IBM's XML Parser for Java - FAQ


General Questions

What is XML?

Extensible Markup Language (XML) is a data format for structured document interchange on the Web. It is desinged by World Wide Web Consortium (W3C). Its specification is on http://www.w3.org/TR/1998/REC-xml-19980210.

What is `XML Parser for Java'?

`XML Parser for Java' is an XML processor written in Java, a library for parsing XML documents and generating XML documents.

What version of Java can XML Parser for Java run on?

It runs on Java 1.1 and Java 1.2 Beta, not Java 1.0. The Feb 1998 version of XML for Java counldn't run on Java 1.2 Beta.


Programming Questions

The parser makes an error `sun.io.MalformedInputException' for my XML document. What is it?

This error means your XML document has invalid character in its character encoding. When an XML document has no <?xml ... encoding="..."?>, the parser proecsses the document as it is wrtten in UTF-8 encoding. The UTF-8 encoding is compatible to US-ASCII in #x00-#x7f characters, but it is incompatible in other characters.
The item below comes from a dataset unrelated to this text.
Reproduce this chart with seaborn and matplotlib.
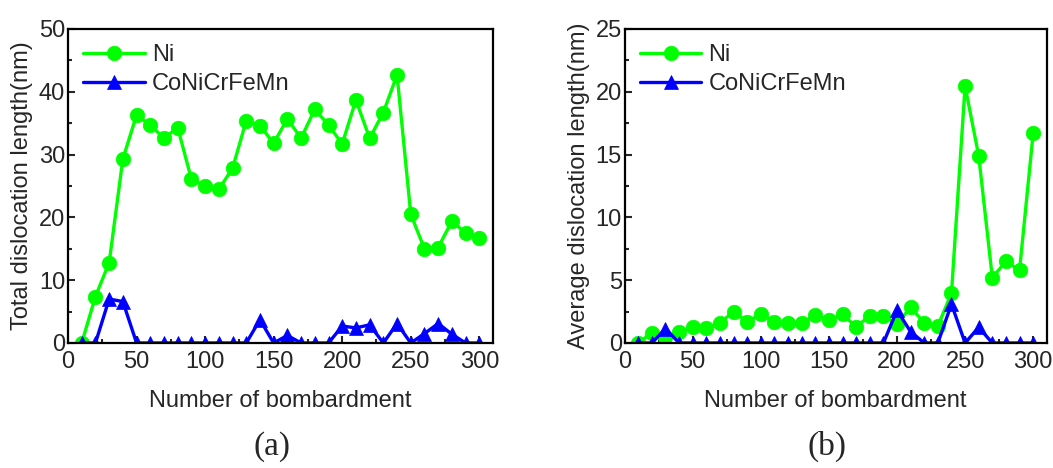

The parser can't know correct position of an invalid character because sun.io.MalformedInputException has no interface to get the position.

An object tree has some not-intended text elements(TXText class).
      <ROOT>
        <FOO>....</FOO>
        <BAR>....</BAR>
      </ROOT>
      

The above example looks that the ROOT element has 2 child elements, the first is FOO, the second is BAR. But it is incorrect. In fact, ROOT has 5 child elements. The first is a text element (TXText class), it have "\n ". The second is FOO element (TXElement class). The third is a text element (TXText), "\n ". The fourth is BAR element (TXElement). The fifth is a text element (TXText), "\n".


I can't import sources of XML Parser for Java in VisualAge for Java.

VisualAge for Java 1.0 doesn't support compiling inner classes. See VisualAge for Java FAQ Q35.


I cannot parse files authored using LPEX editor (part of IBM's VisualAge tools).

LPEX uses the character 0x1A as the end-of-file (EOF) marker. According to XML specifications, this character is illegal. The parser correctly reports the illegal character as an error "Invalid document structure". To correctly parse such files, open the file in any other editor and save it again to remove this special EOF character.